Sex assignment can be very fluid in plants – with populations often consisting of a mix of females, males and hermaphrodites (plants with both functional sets of sex organs). The balance of sexes is believed to reflect environmental pressures – such as whether the population is isolated and the plants’ genetic make-up. Botanists have generally assumed that hermaphrodite plants are better fitted to survive under environmental stress and where there is a low number of plants. This is presumably because pollination is over shorter distances, and plants are less dependent on pollination vectors.
However, being a hermaphrodite actively discourages outbreeding (increasing the danger of ‘inbreeding depression’), and environmental stresses are believed to have lessened there are many instances where groups of hermaphrodite plants have evolved through time into single-sex individuals (technical term ‘dioecious’). A key question is how the balance of sexes is maintained in these dioecious populations when the environment begins to select against one sex or the other – leading to so-called ‘mate limitation’.
In a recently published paper in Current Biology, Guillaume Cossard and colleagues from John Pannell’s group in Lausanne describe how they carried out a complex and carefully-controlled controlled ‘experimental evolution’ experiment to address this question. They removed male plants from a carefully controlled population of dioecious Annual Mercury (Mercuralis annua) plants with a ‘standard’ 1:1 male:female balance and examined the consequences over four generations. To their surprise, large numbers of previously female plants began to develop male flowers. As mentioned above, this can happen very occasionally in normal populations, but in these experiments, 23× more female flowers behaved in this way. Also unexpected was the observation that the now bisexual plants not only developed the ability to self-fertilise but also increased seed set both in the absence of male plants and when male plants were reintroduced into the population.
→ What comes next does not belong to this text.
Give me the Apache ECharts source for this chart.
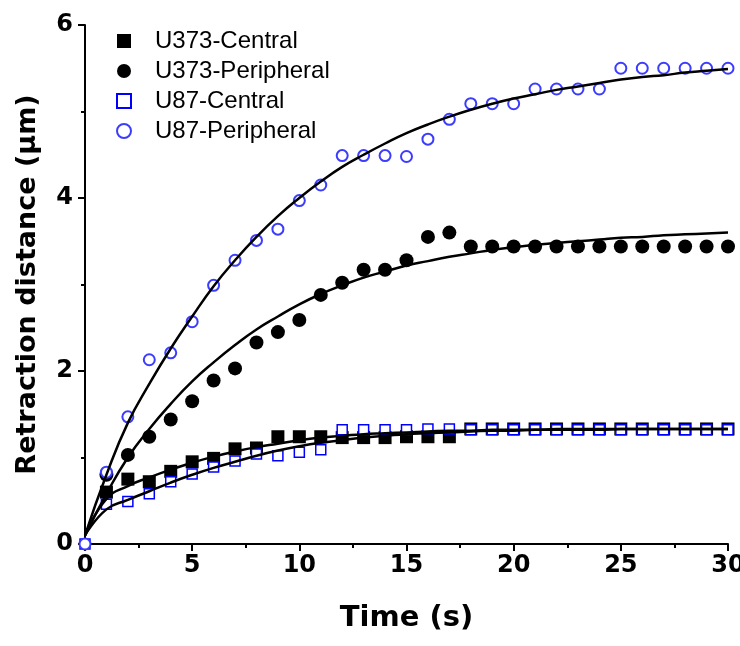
<!DOCTYPE html>
<html>
<head>
<meta charset="utf-8">
<script src="https://cdn.jsdelivr.net/npm/echarts@6/dist/echarts.min.js"></script>
<style>
  html, body { margin: 0; padding: 0; background: #fff; }
  #chart { width: 740px; height: 646px; }
</style>
</head>
<body>
<div id="chart"></div>
<script>
// 数据
var times = [0, 1, 2, 3, 4, 5, 6, 7, 8, 9, 10, 11, 12, 13, 14, 15, 16, 17, 18, 19, 20, 21, 22, 23, 24, 25, 26, 27, 28, 29, 30];
var u373Central = [null, 0.60, 0.75, 0.72, 0.84, 0.95, 0.99, 1.10, 1.11, 1.24, 1.24, 1.24, 1.23, 1.23, 1.23, 1.24, 1.24, 1.24, 1.33, 1.33, 1.33, 1.33, 1.33, 1.33, 1.33, 1.33, 1.33, 1.33, 1.33, 1.33, 1.33];
var u373Peripheral = [null, 0.80, 1.03, 1.24, 1.44, 1.65, 1.89, 2.03, 2.33, 2.45, 2.59, 2.88, 3.02, 3.17, 3.17, 3.28, 3.55, 3.60, 3.44, 3.44, 3.44, 3.44, 3.44, 3.44, 3.44, 3.44, 3.44, 3.44, 3.44, 3.44, 3.44];
var u87Central = [0, 0.46, 0.49, 0.58, 0.72, 0.81, 0.89, 0.96, 1.04, 1.02, 1.06, 1.09, 1.32, 1.32, 1.32, 1.32, 1.33, 1.33, 1.32, 1.32, 1.32, 1.32, 1.32, 1.32, 1.32, 1.32, 1.32, 1.32, 1.32, 1.32, 1.32];
var u87Peripheral = [0, 0.83, 1.47, 2.13, 2.21, 2.57, 2.99, 3.28, 3.51, 3.64, 3.97, 4.15, 4.49, 4.49, 4.49, 4.48, 4.68, 4.91, 5.09, 5.09, 5.09, 5.26, 5.26, 5.26, 5.26, 5.50, 5.50, 5.50, 5.50, 5.50, 5.50];

// 拟合曲线（从图上读取，每秒一个点）
var fitU373Central = [0.10, 0.52, 0.67, 0.77, 0.86, 0.94, 1.01, 1.07, 1.12, 1.16, 1.20, 1.23, 1.25, 1.27, 1.28, 1.29, 1.30, 1.31, 1.31, 1.32, 1.32, 1.32, 1.33, 1.33, 1.33, 1.33, 1.33, 1.33, 1.33, 1.33, 1.33];
var fitU373Peripheral = [0.10, 0.58, 1.00, 1.33, 1.62, 1.88, 2.10, 2.30, 2.48, 2.63, 2.77, 2.89, 2.99, 3.08, 3.15, 3.22, 3.27, 3.32, 3.36, 3.40, 3.43, 3.46, 3.48, 3.50, 3.52, 3.54, 3.55, 3.57, 3.58, 3.59, 3.60];
var fitU87Central = [0.10, 0.40, 0.51, 0.61, 0.71, 0.80, 0.88, 0.95, 1.02, 1.08, 1.13, 1.17, 1.20, 1.23, 1.25, 1.27, 1.28, 1.29, 1.30, 1.31, 1.31, 1.32, 1.32, 1.32, 1.32, 1.33, 1.33, 1.33, 1.33, 1.33, 1.33];
var fitU87Peripheral = [0.10, 0.80, 1.40, 1.85, 2.26, 2.63, 2.98, 3.28, 3.55, 3.79, 4.00, 4.19, 4.36, 4.50, 4.63, 4.75, 4.85, 4.94, 5.02, 5.09, 5.15, 5.20, 5.25, 5.29, 5.33, 5.37, 5.40, 5.42, 5.45, 5.47, 5.49];

var xTicks = [0, 5, 10, 15, 20, 25, 30];
var yTicks = [0, 2, 4, 6];

function pairs(xs, ys) {
  var out = [];
  for (var i = 0; i < xs.length; i++) {
    if (ys[i] !== null) out.push([xs[i], ys[i]]);
  }
  return out;
}

function fitLine(ys) {
  return {
    type: 'line',
    data: pairs(times, ys),
    smooth: true,
    showSymbol: false,
    silent: true,
    z: 5,
    lineStyle: { color: '#000', width: 2.5 }
  };
}

var myChart = echarts.init(document.getElementById('chart'));
var option = {
  animation: false,
  grid: { left: 85, right: 12, top: 25, bottom: 102, outerBoundsMode: 'none' },
  legend: {
    orient: 'vertical',
    left: 111,
    top: 24,
    itemWidth: 14,
    itemHeight: 14,
    itemGap: 6,
    data: [
      { name: 'U373-Central', icon: 'rect' },
      { name: 'U373-Peripheral', icon: 'circle' },
      { name: 'U87-Central' },
      { name: 'U87-Peripheral' }
    ],
    textStyle: {
      fontFamily: 'Liberation Sans',
      fontSize: 24,
      color: '#000',
      lineHeight: 24,
      padding: [0, 0, 0, 19]
    }
  },
  xAxis: {
    type: 'value',
    min: 0,
    max: 30,
    interval: 5,
    name: 'Time (s)',
    nameLocation: 'middle',
    nameGap: 60,
    nameTextStyle: { fontFamily: 'DejaVu Sans', fontWeight: 'bold', fontSize: 29, color: '#000' },
    axisLine: { lineStyle: { color: '#000', width: 2 } },
    axisTick: { length: 7, lineStyle: { color: '#000', width: 2 } },
    minorTick: { show: true, splitNumber: 2, length: 4, lineStyle: { color: '#000', width: 2 } },
    axisLabel: {
      margin: 10,
      fontFamily: 'DejaVu Sans',
      fontWeight: 'bold',
      fontSize: 24,
      color: '#000',
      customValues: xTicks
    },
    splitLine: { show: false }
  },
  yAxis: {
    type: 'value',
    min: 0,
    max: 6,
    interval: 2,
    name: 'Retraction distance (\u03bcm)',
    nameLocation: 'middle',
    nameGap: 44,
    nameTextStyle: { fontFamily: 'DejaVu Sans', fontWeight: 'bold', fontSize: 27, color: '#000' },
    axisLine: { show: true, lineStyle: { color: '#000', width: 2 } },
    axisTick: { show: true, length: 7, lineStyle: { color: '#000', width: 2 } },
    minorTick: { show: true, splitNumber: 2, length: 4, lineStyle: { color: '#000', width: 2 } },
    axisLabel: {
      margin: 12,
      fontFamily: 'DejaVu Sans',
      fontWeight: 'bold',
      fontSize: 24,
      color: '#000',
      customValues: yTicks
    },
    splitLine: { show: false }
  },
  series: [
    {
      name: 'U373-Central',
      type: 'scatter',
      symbol: 'rect',
      symbolSize: 13,
      itemStyle: { color: '#000', opacity: 1 },
      data: pairs(times, u373Central)
    },
    {
      name: 'U373-Peripheral',
      type: 'scatter',
      symbol: 'circle',
      symbolSize: 14,
      itemStyle: { color: '#000', opacity: 1 },
      data: pairs(times, u373Peripheral)
    },
    {
      name: 'U87-Central',
      type: 'scatter',
      symbol: 'rect',
      symbolSize: 10,
      itemStyle: { color: '#fff', borderColor: '#0000ff', borderWidth: 1.5, opacity: 1 },
      data: pairs(times, u87Central)
    },
    {
      name: 'U87-Peripheral',
      type: 'scatter',
      symbol: 'circle',
      symbolSize: 11,
      itemStyle: { color: '#fff', borderColor: '#3c3cff', borderWidth: 2, opacity: 1 },
      data: pairs(times, u87Peripheral)
    },
    fitLine(fitU373Central),
    fitLine(fitU373Peripheral),
    fitLine(fitU87Central),
    fitLine(fitU87Peripheral)
  ]
};
myChart.setOption(option);
window.addEventListener('resize', function() {
  myChart.resize();
});
</script>
</body>
</html>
Has this any relevance for real-world – rather than experimental – plant populations? Certainly, the evolution of this ‘functional hermaphroditism’ would be of strong adaptive advantage where gender balance becomes disrupted. Disruption could happen when plant density decreases during either colonisation or range expansion– or simply when individual plants are out of the pollination range of another member of the species. It may also explain the occurrence of ‘androdioecious’ populations in nature where male plants co-exist with hermaphrodites – suggesting that they may be derived from populations that have lost and subsequently gained male plants – but have generated hermaphrodites to ‘tide them over’ in the interim.
As with all good experiments, this work generates more questions than it answers – not the least being, is there a ‘pining signal’ that causes lonely female plants to start developing male flowers?